31.3.20

Uma crónica sobre tapetes (1)

A COVID19 veio tirar-nos o tapete debaixo dos pés. É sobre estes tapetes e efeitos do seu desaparecimento em vários pés que me demorarei nas próximas crónicas. Ao fim de duas semanas e meia de isolamento social físico, em que tento – e falta muito pouco para conseguir – trabalhar o dobro, o tempo para pensar nesta revolução das nossas vidas torna-se no melhor quebra-cabeças, no microscópio mais preciso, no telescópio mais poderoso. O tempo que podemos arranjar para recolher, sistematizar e estudar as ideias a partir dos factos que nos chegam, sobretudo, através do discorrer de palavras que nos recordam, ou alertam para, a realidade. E que de preferência nos venham a servir de tópicos para lições futuras.
Vou começar pela política local, normalmente dada a questiúnculas que parecem mais ridículas ainda quando comparadas com as questões planetárias prementes, mas que têm um impacto importante no bem-estar quotidiano e nas necessidades básicas dos cidadãos. Sobretudo dos que já estavam mais confinados ao local, sem possibilidade de escape. E se vou falar do local, que seja de Évora onde, mais uma vez, se reflecte agora o espírito treinado, entre 2001 e 2013, para se fixarem as atenções e reivindicações, bem como as formas de as concretizar em torno de três problemas que como outros agora, dir-me-ão, diz muito sobre o nível de importância dos mesmos na vida que nos espera.
Ora, então, o actual executivo da Câmara de Évora dizia que estavam mal: as finanças do próprio município, as actividades culturais oferecidas aos seus munícipes e a limpeza do espaço público. Imagine-se, agora, como vai ser a vida de quem, apostou em reequilibrar as finanças no tempo em que esse era um objectivo nacional – estávamos todos na mesma, a sair da crise – e em que o fez começando, nos primeiros quatro anos, a recolher os frutos do esforço anterior em tornar Évora atraente para empresas e negócios. A pandemia de crise económica que se seguirá depois de tratada a da saúde, tirará esse capacho dos pés do município que, com o risco de parar de servir quem deve, terá de desequilibrar a sua própria casa para continuar a servir as dos cidadãos. Ou então não serve para nada, de finanças arrumadinhas num capacho e o resto do chão por tapar.
E o tipo de actividade cultural em que se apostou tanto – na rua e dependente de uma cara logística de deslocações internacionais, porque assente em pouco auto-suficientes, mesmo que excelentes, agentes – tornar-se-á, quer-me parecer, no tapete cada vez mais mágico e difícil de encontrar, e com pouco espaço para que muitos se sentem nele e, com todo o direito que têm, viajem.
Resta varrer o quintal.

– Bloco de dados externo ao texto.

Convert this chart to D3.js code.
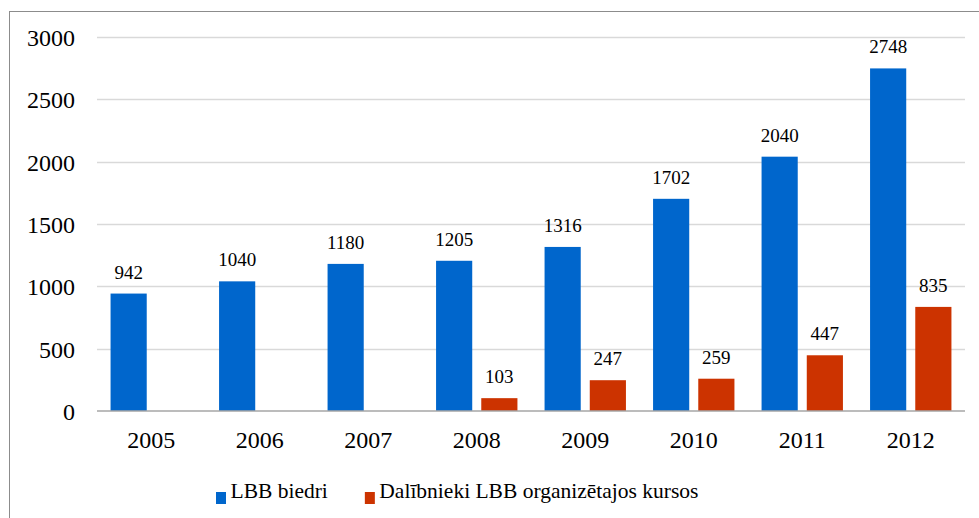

O que já se fez com todo o afã usando o glifosato e que, e bem, uma vez denunciado levou a investimento em alternativas que, obviamente, podem até fazer parecer as ruas mais limpas, mas não evitam que a pandemia chegue a Évora.

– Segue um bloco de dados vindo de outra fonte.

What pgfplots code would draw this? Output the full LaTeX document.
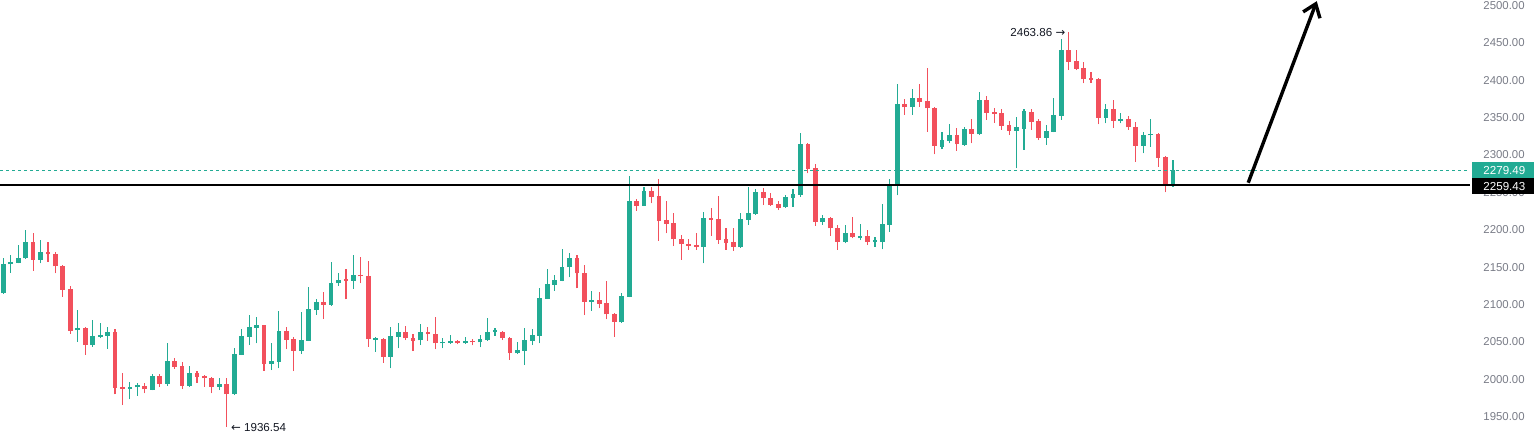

Quando fazer política, metaforicamente se transforma num mero exercício doméstico de espalhar lixo para que outros tenham de o apanhar, para que depois se apareça armado em bate-escova-aspira, mas com os mesmos ou piores recursos e engenho para resolver o problema que era salvação; e se procure esconder o lixo debaixo do tapete, quando este é puxado por uma força cósmica, o que ficará à mostra não é bonito. E isso quase justifica que um presidente de Câmara faça um discurso de sete minutos aos cidadãos em que não diga absolutamente nada. Como foi, de facto, o caso.